A Mysterious Something in the Light: Raymond Chandler – A Life by Tom Williams - review by David Collard

David Collard

A Coat, a Hat, and a Gun

A Mysterious Something in the Light: Raymond Chandler – A Life

By

Aurum Press 386pp £20
 

At its best, which is most of the time, Raymond Chandler’s wholly original and fully achieved brand of hard-boiled, wise-cracking puritan sentimentality expands our horizons and enriches our world. He assembled his stories in short bursts, typing approximately 150 triple-spaced words on cut-up sheets of yellow letter paper, and so contrived, in the course of seven novels, to write some great paragraphs. Here’s one, from The Big Sleep:

It was about ten-thirty when the little yellow-sashed Mexican orchestra got tired of playing a low-voiced prettied-up rhumba that nobody was dancing to. The gourd player rubbed his finger tips together as if they were sore and got a cigarette into his mouth almost with the same movement.
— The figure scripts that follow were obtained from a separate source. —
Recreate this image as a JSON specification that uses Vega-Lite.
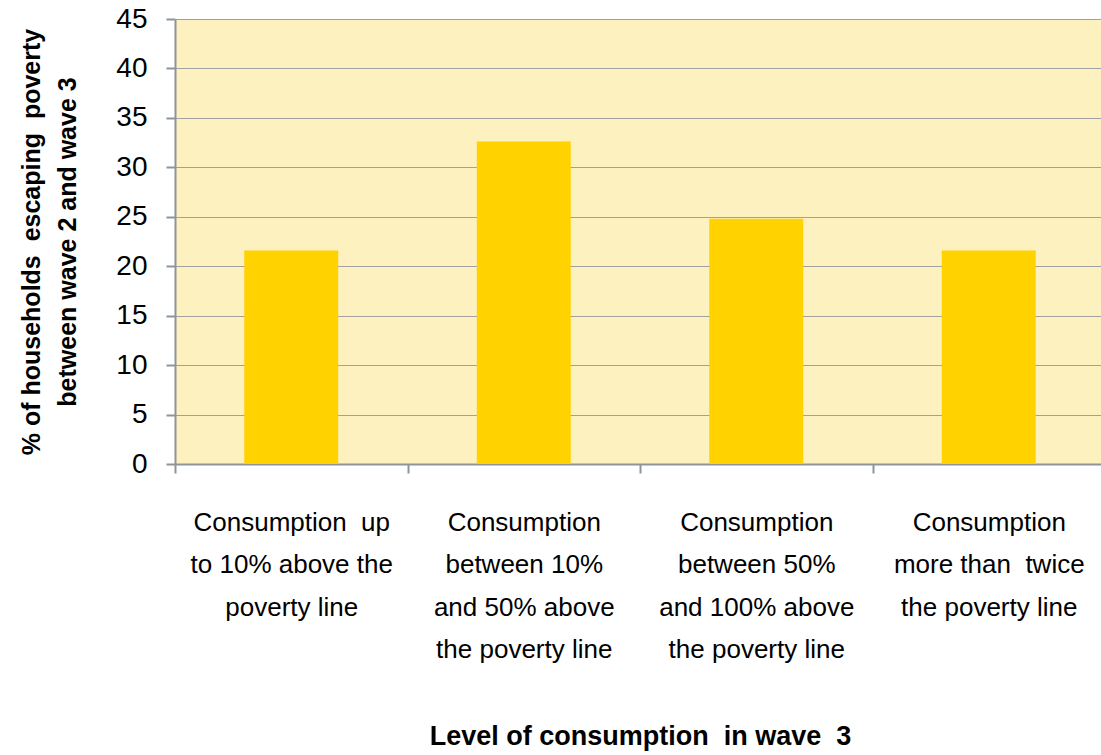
{
  "$schema": "https://vega.github.io/schema/vega-lite/v6.json",
  "autosize": {"type": "none"},
  "padding": {"left": 175, "top": 19, "right": 0, "bottom": 291},
  "width": 930,
  "height": 445,
  "background": "white",
  "config": {
    "font": "Liberation Sans",
    "view": {"fill": "#fef1c0", "stroke": null}
  },
  "data": {
    "values": [
      {"cat": "Consumption \u00a0up|to 10% above the|poverty line", "pct": 21.6},
      {"cat": "Consumption|between 10%|and 50% above|the poverty line", "pct": 32.6},
      {"cat": "Consumption|between 50%|and 100% above|the poverty line", "pct": 24.8},
      {"cat": "Consumption|more than \u00a0twice|the poverty line", "pct": 21.6}
    ]
  },
  "mark": {"type": "bar", "color": "#ffd200", "width": {"band": 0.404}},
  "encoding": {
    "x": {
      "field": "cat",
      "type": "nominal",
      "sort": null,
      "scale": {"paddingInner": 0, "paddingOuter": 0},
      "axis": {
        "title": "Level of consumption \u00a0in wave \u00a03",
        "titleFontSize": 27,
        "titleFontWeight": "bold",
        "titleColor": "black",
        "titlePadding": 61,
        "labelExpr": "split(datum.label, '|')",
        "labelAngle": 0,
        "labelFontSize": 26,
        "labelColor": "black",
        "labelLineHeight": 42.5,
        "labelPadding": 36,
        "labelAlign": "center",
        "labelLimit": 400,
        "tickBand": "extent",
        "tickSize": 9,
        "tickWidth": 2,
        "tickColor": "#8e9499",
        "domainColor": "#8e9499",
        "domainWidth": 2,
        "grid": false
      }
    },
    "y": {
      "field": "pct",
      "type": "quantitative",
      "scale": {"domain": [0, 45]},
      "axis": {
        "title": ["% of households \u00a0escaping \u00a0poverty", "between wave 2 and wave 3"],
        "titleFontSize": 25,
        "titleFontWeight": "bold",
        "titleColor": "black",
        "titleLineHeight": 36,
        "titlePadding": 35,
        "values": [0, 5, 10, 15, 20, 25, 30, 35, 40, 45],
        "labelFontSize": 28,
        "labelColor": "black",
        "labelPadding": 19,
        "tickSize": 9,
        "tickWidth": 2,
        "tickColor": "#8e9499",
        "domainColor": "#8e9499",
        "domainWidth": 2,
        "gridColor": "#a0a0a0",
        "gridWidth": 1.2
      }
    }
  }
}
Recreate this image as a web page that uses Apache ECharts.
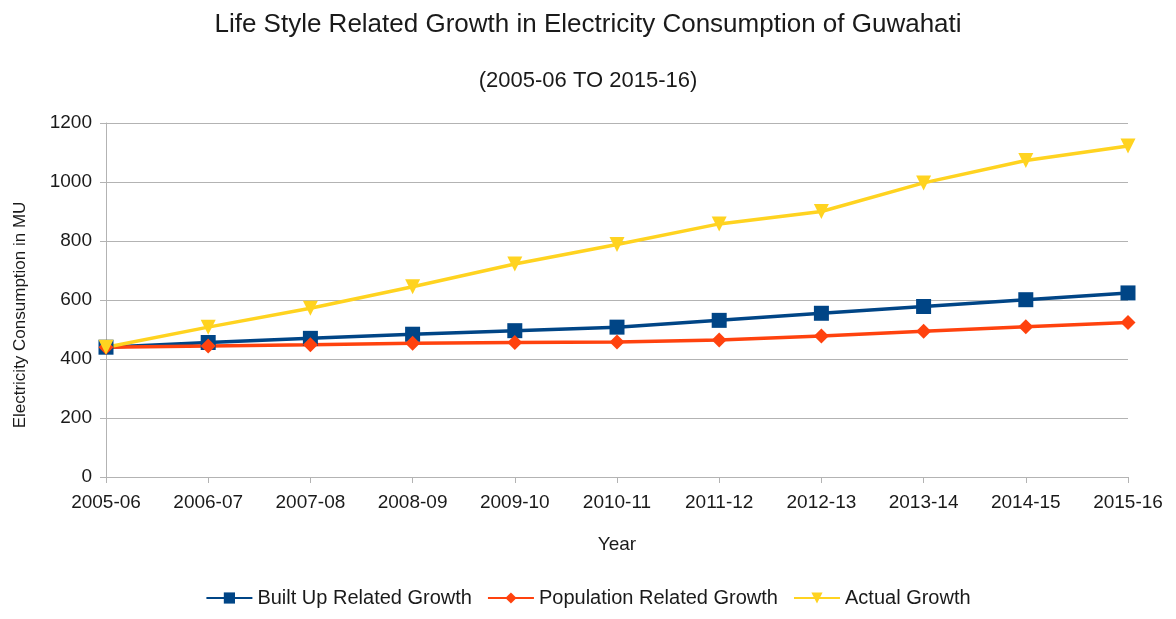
<!DOCTYPE html>
<html>
<head>
<meta charset="utf-8">
<script src="https://cdn.jsdelivr.net/npm/echarts@6/dist/echarts.min.js"></script>
<style>
html, body { margin: 0; padding: 0; background: #fff; }
#chart { width: 1176px; height: 619px; }
</style>
</head>
<body>
<div id="chart"></div>
<script>
// Fiscal years on the category axis
const years = ['2005-06', '2006-07', '2007-08', '2008-09', '2009-10', '2010-11',
               '2011-12', '2012-13', '2013-14', '2014-15', '2015-16'];

// Electricity consumption in MU
const builtUpGrowth    = [440, 456, 470, 484, 496, 508, 531, 555, 578, 601, 624];
const populationGrowth = [440, 444, 448, 453, 456, 458, 464, 478, 494, 509, 524];
const actualGrowth     = [440, 508, 572, 645, 722, 788, 858, 900, 997, 1073, 1122];

// Value axis ticks
const yTicks = [0, 200, 400, 600, 800, 1000, 1200];

const FONT = '"Liberation Sans", Arial, sans-serif';
const TEXT = '#1a1a1a';
const AXIS = '#b3b3b3';

const chart = echarts.init(document.getElementById('chart'));

function lineSeries(name, data, color, symbol, size, rotate) {
  return {
    name: name,
    type: 'line',
    data: data,
    symbol: symbol,
    symbolSize: size,
    symbolRotate: rotate || 0,
    showAllSymbol: true,
    lineStyle: { color: color, width: 3.5 },
    itemStyle: { color: color },
    emphasis: { disabled: true },
    z: 3
  };
}

chart.setOption({
  animation: false,
  backgroundColor: '#fff',
  textStyle: { fontFamily: FONT },
  title: [
    {
      text: 'Life Style Related Growth in Electricity Consumption of Guwahati',
      left: 'center', top: 7,
      textStyle: { fontFamily: FONT, fontSize: 26, fontWeight: 'normal', color: TEXT }
    },
    {
      text: '(2005-06 TO 2015-16)',
      left: 'center', top: 65,
      textStyle: { fontFamily: FONT, fontSize: 22, fontWeight: 'normal', color: TEXT }
    }
  ],
  legend: {
    bottom: 6,
    left: 'center',
    itemWidth: 46,
    itemHeight: 14,
    itemGap: 15,
    textStyle: { fontFamily: FONT, fontSize: 20, color: TEXT },
    data: ['Built Up Related Growth', 'Population Related Growth', 'Actual Growth']
  },
  grid: { left: 106, right: 48, top: 123, bottom: 142, outerBoundsMode: 'none', containLabel: false },
  xAxis: {
    type: 'category',
    data: years,
    boundaryGap: false,
    name: 'Year',
    nameLocation: 'middle',
    nameGap: 58,
    nameTextStyle: { fontFamily: FONT, fontSize: 19, color: TEXT },
    axisLine: { lineStyle: { color: AXIS, width: 1 } },
    axisTick: { show: true, alignWithLabel: true, length: 6, lineStyle: { color: AXIS } },
    axisLabel: { fontFamily: FONT, fontSize: 19, color: TEXT, margin: 16, interval: 0 },
    splitLine: { show: false }
  },
  yAxis: {
    type: 'value',
    min: yTicks[0],
    max: yTicks[yTicks.length - 1],
    interval: yTicks[1] - yTicks[0],
    name: 'Electricity Consumption in MU',
    nameLocation: 'middle',
    nameGap: 77,
    nameTextStyle: { fontFamily: FONT, fontSize: 17, color: TEXT, padding: [0, 30, 0, 0] },
    axisLine: { show: true, lineStyle: { color: AXIS, width: 1 } },
    axisTick: { show: true, length: 6, lineStyle: { color: AXIS } },
    axisLabel: { fontFamily: FONT, fontSize: 19, color: TEXT, margin: 14, formatter: v => String(v) },
    splitLine: { show: true, lineStyle: { color: AXIS, width: 1 } }
  },
  series: [
    lineSeries('Built Up Related Growth', builtUpGrowth, '#004586', 'rect', 15),
    lineSeries('Population Related Growth', populationGrowth, '#ff420e', 'diamond', 15),
    lineSeries('Actual Growth', actualGrowth, '#ffd320', 'triangle', 15, 180)
  ]
});
</script>
</body>
</html>
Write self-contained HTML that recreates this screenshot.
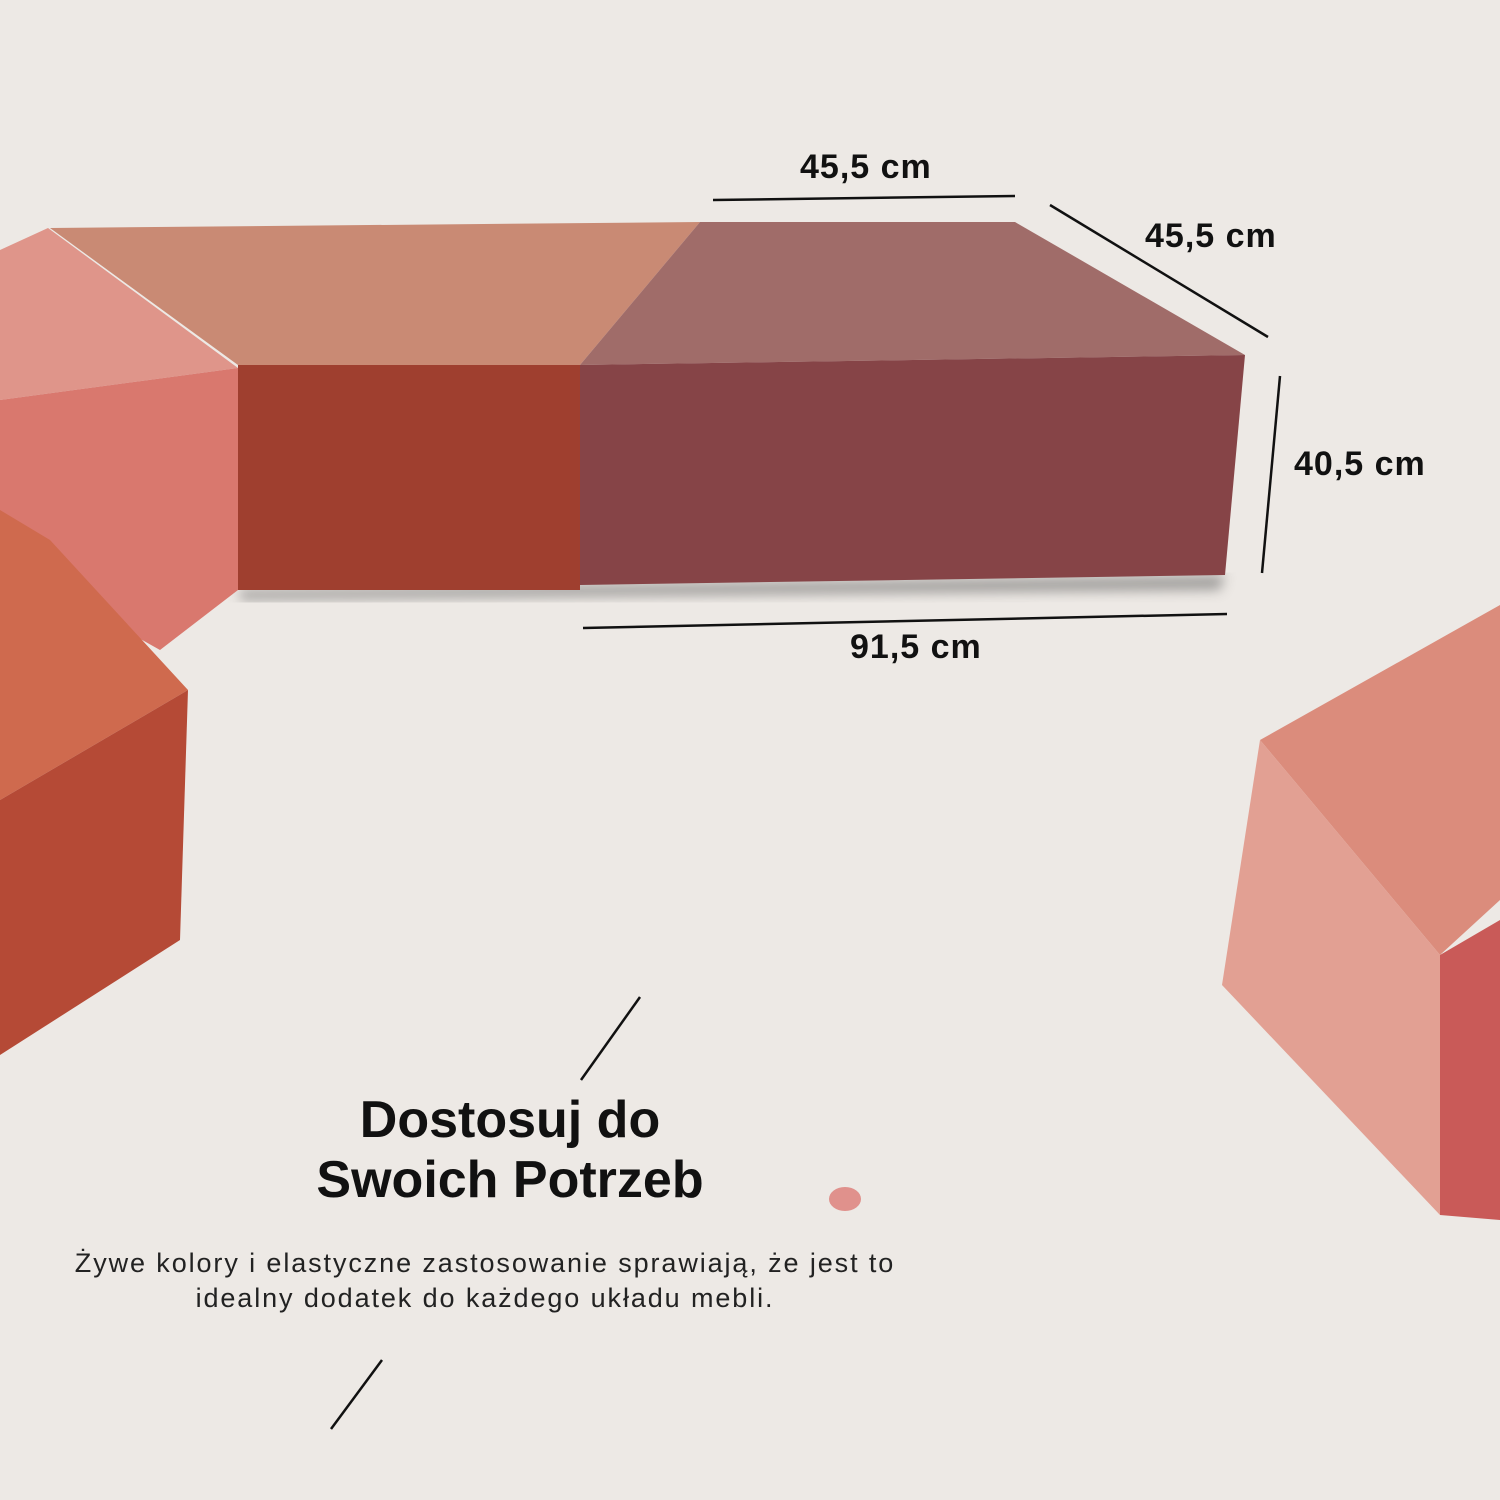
<!DOCTYPE html>
<html><head><meta charset="utf-8"><style>
html,body{margin:0;padding:0;background:#ede9e5;}
.wrap{position:relative;width:1500px;height:1500px;overflow:hidden;background:#ede9e5;font-family:"Liberation Sans",sans-serif;}
svg{position:absolute;left:0;top:0}
.h{position:absolute;left:160px;width:700px;text-align:center;font-weight:bold;font-size:52px;color:#111;line-height:60px;top:1090px}
.p{position:absolute;left:0px;width:970px;text-align:center;font-size:27px;letter-spacing:1.9px;color:#222;line-height:35px;top:1246px}
</style></head><body><div class="wrap">
<svg width="1500" height="1500" viewBox="0 0 1500 1500">
<defs><filter id="b"><feGaussianBlur stdDeviation="6"/></filter></defs>
<polygon points="240,590 1225,575 1220,590 240,600" fill="#555" opacity="0.5" filter="url(#b)"/>
<polygon points="50,228 700,222 580,365 238,365" fill="#c98a74"/>
<polygon points="238,365 580,365 580,590 238,590" fill="#9f3f2f"/>
<polygon points="700,222 1015,222 1245,355 580,365" fill="#a06c69"/>
<polygon points="580,365 1245,355 1225,575 580,585" fill="#864447"/>
<polygon points="0,250 48,228 238,368 0,400" fill="#df958a"/>
<polygon points="0,400 238,368 238,590 160,650 0,560" fill="#d9786e"/>
<polygon points="0,510 50,540 188,690 0,800" fill="#cf6a4e"/>
<polygon points="0,800 188,690 180,940 0,1055" fill="#b54a36"/>
<polygon points="1260,740 1500,605 1500,900 1440,955" fill="#db8c7c"/>
<polygon points="1260,740 1440,955 1440,1215 1222,985" fill="#e2a093"/>
<polygon points="1440,955 1500,920 1500,1220 1440,1215" fill="#c95a58"/>
<g stroke="#111" stroke-width="2.5">
<line x1="713" y1="200" x2="1015" y2="196"/>
<line x1="1050" y1="205" x2="1268" y2="337"/>
<line x1="1280" y1="376" x2="1262" y2="573"/>
<line x1="583" y1="628" x2="1227" y2="614"/>
<line x1="640" y1="997" x2="581" y2="1080"/>
<line x1="382" y1="1360" x2="331" y2="1429"/>
</g>
<g font-family="Liberation Sans, sans-serif" font-weight="bold" font-size="34" letter-spacing="1" fill="#111">
<text x="800" y="178">45,5 cm</text>
<text x="1145" y="247">45,5 cm</text>
<text x="1294" y="475">40,5 cm</text>
<text x="850" y="658">91,5 cm</text>
</g>
<ellipse cx="845" cy="1199" rx="16" ry="12" fill="#e0918c"/>
</svg>
<div class="h">Dostosuj do<br>Swoich Potrzeb</div>
<div class="p">Żywe kolory i elastyczne zastosowanie sprawiają, że jest to<br>idealny dodatek do każdego układu mebli.</div>
</div></body></html>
The other four, with a timed simultaneous stoop, reached under their chairs for glasses from which they sipped, smacking their lips and flashing their eyes. Tequila, their manner said. It was probably mineral water. The pretence was as wasted as the music. Nobody was looking at them. 

Chandler was. His powers of observation, recollection and evocation are extraordinary. The phoney house band scene has nothing at all to do with the plot, but supplies the atmosphere to support an impending torrent of sharp dialogue. It’s a brilliant vignette, and not one of its hundred words is wasted.